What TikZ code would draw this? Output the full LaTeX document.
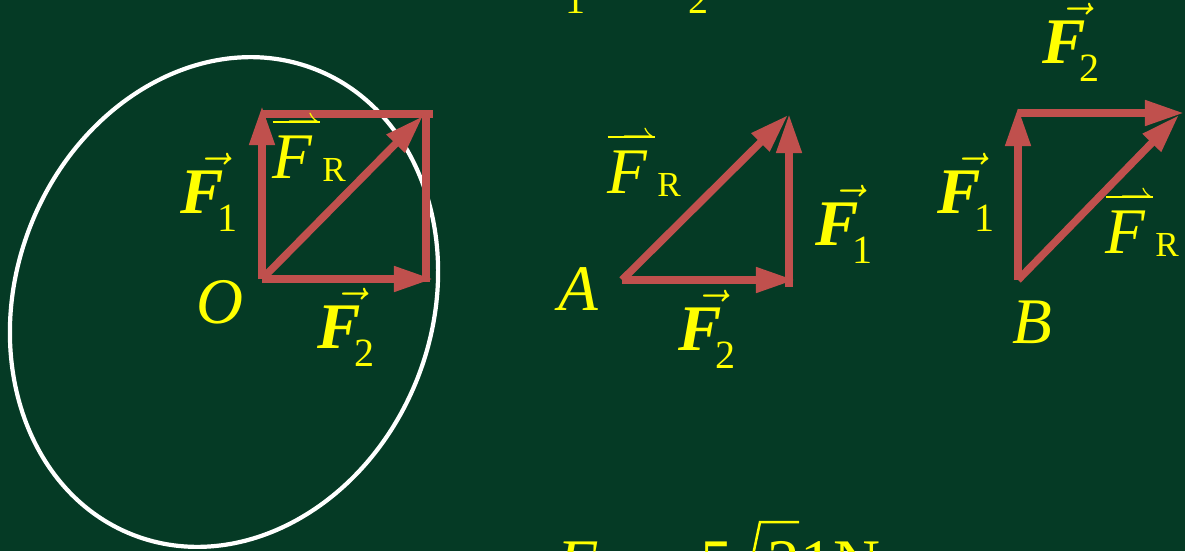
\documentclass[tikz,border=0pt]{standalone}
\usepackage{fontspec}
\setmainfont{Liberation Serif}
\usepackage{tikz}
\usetikzlibrary{arrows.meta}
\definecolor{board}{RGB}{5,58,37}
\definecolor{vecred}{RGB}{192,80,77}
\definecolor{chalk}{RGB}{255,255,0}
\newcommand{\bigsz}{\fontsize{18.5}{18.5}\selectfont}
\newcommand{\subsz}{\fontsize{11.4}{11.4}\selectfont}
\newcommand{\vecF}[1]{\makebox[0pt][l]{\kern0.12cm$\vec{\hbox{\phantom{\bfseries\itshape F}}}$}{\bfseries\itshape F}\kern-0.07cm\raisebox{-0.18cm}{\subsz #1}}
\newcommand{\resarrow}{\makebox[0pt][l]{\raisebox{0.48cm}[0pt][0pt]{\rule[0.073cm]{0.47cm}{0.016cm}\llap{$\scriptscriptstyle\rightharpoonup$}}}}
\newcommand{\resF}{\resarrow{\itshape F}\kern0.1cm\raisebox{-0.03cm}{\fontsize{10}{10}\selectfont R}}

\begin{document}
\begin{tikzpicture}[x=0.01cm, y=-0.01cm,
    >={Triangle[length=0.39cm, width=0.24cm]},
    force/.style={->, draw=vecred, line width=0.075cm},
    side/.style={draw=vecred, line width=0.075cm},
    lab/.style={text=chalk, font=\bigsz, anchor=base west, inner sep=0pt}]
    % 1. Nen bang
    \fill[board] (0,0) rectangle (1185,551);
    \useasboundingbox (0,0) rectangle (1185,551);
    \node[text=chalk, font=\subsz, anchor=base west, inner sep=0pt] (topone) at (565,13) {1};
    \node[text=chalk, font=\subsz, anchor=base west, inner sep=0pt] (toptwo) at (688,13) {2};

    % 2. Hinh binh hanh tai O
    \draw[white, line width=0.042cm, rotate around={-21.4:(224,302)}]
        (224,302) ellipse [x radius=208, y radius=250];
    \coordinate (O) at (262,279);
    \coordinate (O1) at (262,106);
    \coordinate (O2) at (433,279);
    \coordinate (OR) at (423,116);
    \coordinate (Oa) at (262,114);
    \coordinate (Ob) at (433,114);
    \coordinate (Oc) at (426,110);
    \coordinate (Od) at (426,282);
    \draw[side] (Oa) -- (Ob);
    \draw[side] (Oc) -- (Od);
    \draw[force] (O) -- (O1);
    \draw[force] (O) -- (O2);
    \draw[force] (O) -- (OR);
    \node[lab] (oF1) at (180,213) {\vecF{1}};
    \node[lab] (oFR) at (272,178) {\resF};
    \node[lab] (oO) at (196,323) {\itshape O};
    \node[lab] (oF2) at (317,348) {\vecF{2}};

    % 3. Tam giac tai A
    \coordinate (A) at (622,280);
    \coordinate (A2) at (795,280);
    \coordinate (A1s) at (789,287);
    \coordinate (A1) at (789,114);
    \coordinate (AR) at (788,115);
    \draw[force] (A) -- (A2);
    \draw[force] (A1s) -- (A1);
    \draw[force] (A) -- (AR);
    \node[lab] (aFR) at (607,193) {\resF};
    \node[lab] (aF1) at (815,245) {\vecF{1}};
    \node[lab] (aA) at (558,310) {\itshape A};
    \node[lab] (aF2) at (678,350) {\vecF{2}};

    % 4. Tam giac tai B
    \coordinate (B) at (1018,280);
    \coordinate (B1) at (1018,107);
    \coordinate (B2s) at (1018,113);
    \coordinate (B2) at (1184,113);
    \coordinate (BR) at (1179,115);
    \draw[force] (B) -- (B1);
    \draw[force] (B2s) -- (B2);
    \draw[force] (B) -- (BR);
    \node[lab] (bF2) at (1042,63) {\vecF{2}};
    \node[lab] (bF1) at (937,213) {\vecF{1}};
    \node[lab] (bFR) at (1105,253) {\resF};
    \node[lab] (bB) at (1012,343) {\itshape B};

    % 5. Ket qua
    \node[lab] (res) at (557,584) {{\itshape F}\kern0.1cm{\fontsize{10}{10}\selectfont R} = 5};
    \node[lab] (resnum) at (767,584) {21};
    \node[lab] (resunit) at (833,584) {N};
    \draw[chalk, line width=0.025cm] (752,560) -- (760,522) -- (799,522);
\end{tikzpicture}
\end{document}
#####
> [What the task asks] Leave out the pictures and output the rest of the material exactly as written.

> [Task solution]
What TikZ code would draw this? Output the full LaTeX document.
\documentclass[tikz,border=0pt]{standalone}
\usepackage{fontspec}
\setmainfont{Liberation Serif}
\usepackage{tikz}
\usetikzlibrary{arrows.meta}
\definecolor{board}{RGB}{5,58,37}
\definecolor{vecred}{RGB}{192,80,77}
\definecolor{chalk}{RGB}{255,255,0}
\newcommand{\bigsz}{\fontsize{18.5}{18.5}\selectfont}
\newcommand{\subsz}{\fontsize{11.4}{11.4}\selectfont}
\newcommand{\vecF}[1]{\makebox[0pt][l]{\kern0.12cm$\vec{\hbox{\phantom{\bfseries\itshape F}}}$}{\bfseries\itshape F}\kern-0.07cm\raisebox{-0.18cm}{\subsz #1}}
\newcommand{\resarrow}{\makebox[0pt][l]{\raisebox{0.48cm}[0pt][0pt]{\rule[0.073cm]{0.47cm}{0.016cm}\llap{$\scriptscriptstyle\rightharpoonup$}}}}
\newcommand{\resF}{\resarrow{\itshape F}\kern0.1cm\raisebox{-0.03cm}{\fontsize{10}{10}\selectfont R}}

\begin{document}
\begin{tikzpicture}[x=0.01cm, y=-0.01cm,
    >={Triangle[length=0.39cm, width=0.24cm]},
    force/.style={->, draw=vecred, line width=0.075cm},
    side/.style={draw=vecred, line width=0.075cm},
    lab/.style={text=chalk, font=\bigsz, anchor=base west, inner sep=0pt}]
    % 1. Nen bang
    \fill[board] (0,0) rectangle (1185,551);
    \useasboundingbox (0,0) rectangle (1185,551);
    \node[text=chalk, font=\subsz, anchor=base west, inner sep=0pt] (topone) at (565,13) {1};
    \node[text=chalk, font=\subsz, anchor=base west, inner sep=0pt] (toptwo) at (688,13) {2};

    % 2. Hinh binh hanh tai O
    \draw[white, line width=0.042cm, rotate around={-21.4:(224,302)}]
        (224,302) ellipse [x radius=208, y radius=250];
    \coordinate (O) at (262,279);
    \coordinate (O1) at (262,106);
    \coordinate (O2) at (433,279);
    \coordinate (OR) at (423,116);
    \coordinate (Oa) at (262,114);
    \coordinate (Ob) at (433,114);
    \coordinate (Oc) at (426,110);
    \coordinate (Od) at (426,282);
    \draw[side] (Oa) -- (Ob);
    \draw[side] (Oc) -- (Od);
    \draw[force] (O) -- (O1);
    \draw[force] (O) -- (O2);
    \draw[force] (O) -- (OR);
    \node[lab] (oF1) at (180,213) {\vecF{1}};
    \node[lab] (oFR) at (272,178) {\resF};
    \node[lab] (oO) at (196,323) {\itshape O};
    \node[lab] (oF2) at (317,348) {\vecF{2}};

    % 3. Tam giac tai A
    \coordinate (A) at (622,280);
    \coordinate (A2) at (795,280);
    \coordinate (A1s) at (789,287);
    \coordinate (A1) at (789,114);
    \coordinate (AR) at (788,115);
    \draw[force] (A) -- (A2);
    \draw[force] (A1s) -- (A1);
    \draw[force] (A) -- (AR);
    \node[lab] (aFR) at (607,193) {\resF};
    \node[lab] (aF1) at (815,245) {\vecF{1}};
    \node[lab] (aA) at (558,310) {\itshape A};
    \node[lab] (aF2) at (678,350) {\vecF{2}};

    % 4. Tam giac tai B
    \coordinate (B) at (1018,280);
    \coordinate (B1) at (1018,107);
    \coordinate (B2s) at (1018,113);
    \coordinate (B2) at (1184,113);
    \coordinate (BR) at (1179,115);
    \draw[force] (B) -- (B1);
    \draw[force] (B2s) -- (B2);
    \draw[force] (B) -- (BR);
    \node[lab] (bF2) at (1042,63) {\vecF{2}};
    \node[lab] (bF1) at (937,213) {\vecF{1}};
    \node[lab] (bFR) at (1105,253) {\resF};
    \node[lab] (bB) at (1012,343) {\itshape B};

    % 5. Ket qua
    \node[lab] (res) at (557,584) {{\itshape F}\kern0.1cm{\fontsize{10}{10}\selectfont R} = 5};
    \node[lab] (resnum) at (767,584) {21};
    \node[lab] (resunit) at (833,584) {N};
    \draw[chalk, line width=0.025cm] (752,560) -- (760,522) -- (799,522);
\end{tikzpicture}
\end{document}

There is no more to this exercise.